Data lines:
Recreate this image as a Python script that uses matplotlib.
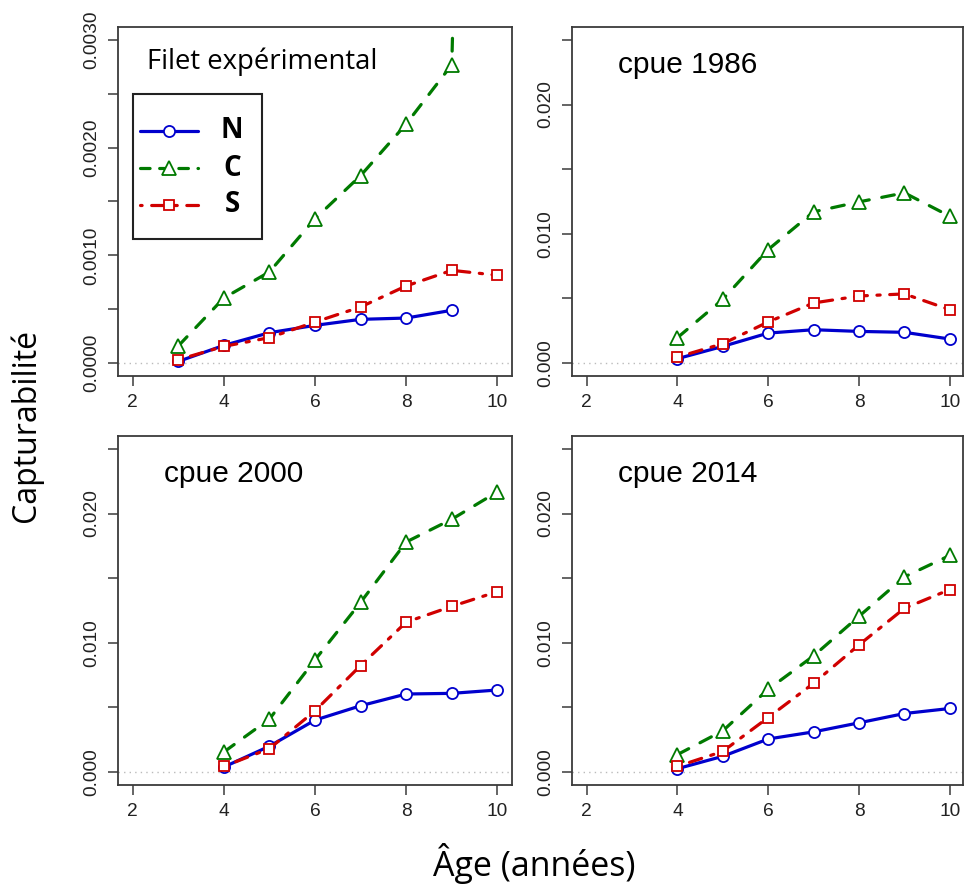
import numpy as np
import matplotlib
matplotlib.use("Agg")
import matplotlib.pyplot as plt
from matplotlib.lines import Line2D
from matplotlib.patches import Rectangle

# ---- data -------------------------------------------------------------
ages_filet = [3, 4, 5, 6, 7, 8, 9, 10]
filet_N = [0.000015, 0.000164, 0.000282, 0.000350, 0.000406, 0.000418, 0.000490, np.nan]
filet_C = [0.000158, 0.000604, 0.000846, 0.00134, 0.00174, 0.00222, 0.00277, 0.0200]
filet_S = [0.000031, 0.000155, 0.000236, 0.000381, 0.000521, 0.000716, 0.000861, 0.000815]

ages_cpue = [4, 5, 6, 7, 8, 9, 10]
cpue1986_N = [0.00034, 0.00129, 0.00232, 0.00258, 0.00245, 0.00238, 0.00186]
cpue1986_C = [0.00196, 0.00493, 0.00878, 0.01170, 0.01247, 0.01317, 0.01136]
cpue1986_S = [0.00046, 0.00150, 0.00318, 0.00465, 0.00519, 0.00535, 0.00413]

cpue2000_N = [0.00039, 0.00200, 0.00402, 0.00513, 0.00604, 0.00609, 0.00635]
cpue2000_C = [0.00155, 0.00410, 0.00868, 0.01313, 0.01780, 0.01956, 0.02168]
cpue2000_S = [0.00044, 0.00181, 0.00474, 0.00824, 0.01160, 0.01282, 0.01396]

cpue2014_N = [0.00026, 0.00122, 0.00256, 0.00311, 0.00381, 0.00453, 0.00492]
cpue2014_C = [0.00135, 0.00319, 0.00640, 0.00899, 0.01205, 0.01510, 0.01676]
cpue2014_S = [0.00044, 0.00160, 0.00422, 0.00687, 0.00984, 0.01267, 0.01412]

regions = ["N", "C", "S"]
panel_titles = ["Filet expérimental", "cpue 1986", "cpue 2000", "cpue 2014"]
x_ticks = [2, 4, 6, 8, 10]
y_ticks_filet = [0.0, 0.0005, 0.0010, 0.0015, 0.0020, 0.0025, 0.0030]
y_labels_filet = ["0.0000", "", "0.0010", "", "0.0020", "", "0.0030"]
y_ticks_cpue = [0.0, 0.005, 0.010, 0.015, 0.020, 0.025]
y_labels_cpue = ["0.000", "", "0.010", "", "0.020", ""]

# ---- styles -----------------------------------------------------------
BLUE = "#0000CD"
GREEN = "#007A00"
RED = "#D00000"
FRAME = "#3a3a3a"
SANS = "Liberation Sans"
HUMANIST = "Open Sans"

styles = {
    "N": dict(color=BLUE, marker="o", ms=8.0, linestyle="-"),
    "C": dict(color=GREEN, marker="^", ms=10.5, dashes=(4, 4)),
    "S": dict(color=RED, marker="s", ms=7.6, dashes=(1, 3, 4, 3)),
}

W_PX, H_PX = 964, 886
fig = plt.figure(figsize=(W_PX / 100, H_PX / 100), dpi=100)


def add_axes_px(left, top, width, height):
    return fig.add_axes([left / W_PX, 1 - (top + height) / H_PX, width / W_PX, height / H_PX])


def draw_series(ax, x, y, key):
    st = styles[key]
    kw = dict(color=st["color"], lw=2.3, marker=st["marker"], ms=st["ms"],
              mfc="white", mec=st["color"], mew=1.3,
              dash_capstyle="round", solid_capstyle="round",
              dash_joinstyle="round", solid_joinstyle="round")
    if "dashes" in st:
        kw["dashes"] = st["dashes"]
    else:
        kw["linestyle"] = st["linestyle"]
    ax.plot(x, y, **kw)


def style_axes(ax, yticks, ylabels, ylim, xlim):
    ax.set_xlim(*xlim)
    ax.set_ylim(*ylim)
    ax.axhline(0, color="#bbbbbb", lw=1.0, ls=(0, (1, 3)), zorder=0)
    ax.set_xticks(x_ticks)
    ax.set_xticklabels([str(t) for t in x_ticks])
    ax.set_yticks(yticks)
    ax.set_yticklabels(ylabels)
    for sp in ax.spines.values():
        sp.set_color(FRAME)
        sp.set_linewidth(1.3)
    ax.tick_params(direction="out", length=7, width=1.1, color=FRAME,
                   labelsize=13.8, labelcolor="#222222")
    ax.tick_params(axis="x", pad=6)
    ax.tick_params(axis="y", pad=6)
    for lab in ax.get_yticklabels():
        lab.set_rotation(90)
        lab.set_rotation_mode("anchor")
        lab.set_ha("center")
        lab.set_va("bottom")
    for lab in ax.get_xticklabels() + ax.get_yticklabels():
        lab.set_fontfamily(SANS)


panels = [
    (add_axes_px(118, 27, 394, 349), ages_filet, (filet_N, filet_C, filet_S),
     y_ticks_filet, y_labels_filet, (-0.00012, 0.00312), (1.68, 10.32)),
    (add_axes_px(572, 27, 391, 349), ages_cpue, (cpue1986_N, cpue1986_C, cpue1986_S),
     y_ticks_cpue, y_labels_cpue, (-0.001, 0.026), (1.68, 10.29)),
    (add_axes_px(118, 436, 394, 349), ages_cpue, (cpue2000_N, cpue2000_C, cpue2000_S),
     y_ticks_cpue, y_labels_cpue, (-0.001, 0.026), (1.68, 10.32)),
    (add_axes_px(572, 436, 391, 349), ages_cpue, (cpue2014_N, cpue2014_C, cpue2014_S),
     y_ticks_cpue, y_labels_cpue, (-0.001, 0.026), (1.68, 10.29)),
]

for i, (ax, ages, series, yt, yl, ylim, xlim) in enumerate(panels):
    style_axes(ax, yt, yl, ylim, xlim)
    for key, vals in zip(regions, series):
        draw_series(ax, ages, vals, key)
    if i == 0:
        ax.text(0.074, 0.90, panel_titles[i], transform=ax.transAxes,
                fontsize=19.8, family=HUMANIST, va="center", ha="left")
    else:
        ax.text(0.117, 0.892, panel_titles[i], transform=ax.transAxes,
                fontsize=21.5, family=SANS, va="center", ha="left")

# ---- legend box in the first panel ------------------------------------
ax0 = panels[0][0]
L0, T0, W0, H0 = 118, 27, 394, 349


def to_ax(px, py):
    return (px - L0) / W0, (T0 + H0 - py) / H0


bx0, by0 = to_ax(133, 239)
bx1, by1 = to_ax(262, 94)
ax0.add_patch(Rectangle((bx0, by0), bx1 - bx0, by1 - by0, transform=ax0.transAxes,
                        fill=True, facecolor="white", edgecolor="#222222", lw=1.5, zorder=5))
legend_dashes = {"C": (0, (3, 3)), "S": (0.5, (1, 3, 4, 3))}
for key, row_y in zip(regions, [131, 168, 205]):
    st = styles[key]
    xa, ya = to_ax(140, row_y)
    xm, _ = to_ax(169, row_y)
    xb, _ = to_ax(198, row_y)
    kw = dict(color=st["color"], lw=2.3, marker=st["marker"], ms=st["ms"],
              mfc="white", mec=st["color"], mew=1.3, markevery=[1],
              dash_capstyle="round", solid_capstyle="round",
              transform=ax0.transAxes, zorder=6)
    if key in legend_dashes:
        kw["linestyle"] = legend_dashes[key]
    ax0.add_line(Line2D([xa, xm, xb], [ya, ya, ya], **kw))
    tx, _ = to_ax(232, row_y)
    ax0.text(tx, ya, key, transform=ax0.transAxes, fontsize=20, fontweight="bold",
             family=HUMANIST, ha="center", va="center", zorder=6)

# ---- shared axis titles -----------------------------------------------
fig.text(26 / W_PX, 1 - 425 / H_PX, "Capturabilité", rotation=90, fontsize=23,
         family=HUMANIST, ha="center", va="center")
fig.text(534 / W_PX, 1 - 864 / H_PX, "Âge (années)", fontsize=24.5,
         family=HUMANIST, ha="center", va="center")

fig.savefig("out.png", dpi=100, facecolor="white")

Set task:
Check each line above for the word "matplotlib", and copy the lines where it appears.

Reply to the task:
Recreate this image as a Python script that uses matplotlib.
import matplotlib
matplotlib.use("Agg")
import matplotlib.pyplot as plt
from matplotlib.lines import Line2D
from matplotlib.patches import Rectangle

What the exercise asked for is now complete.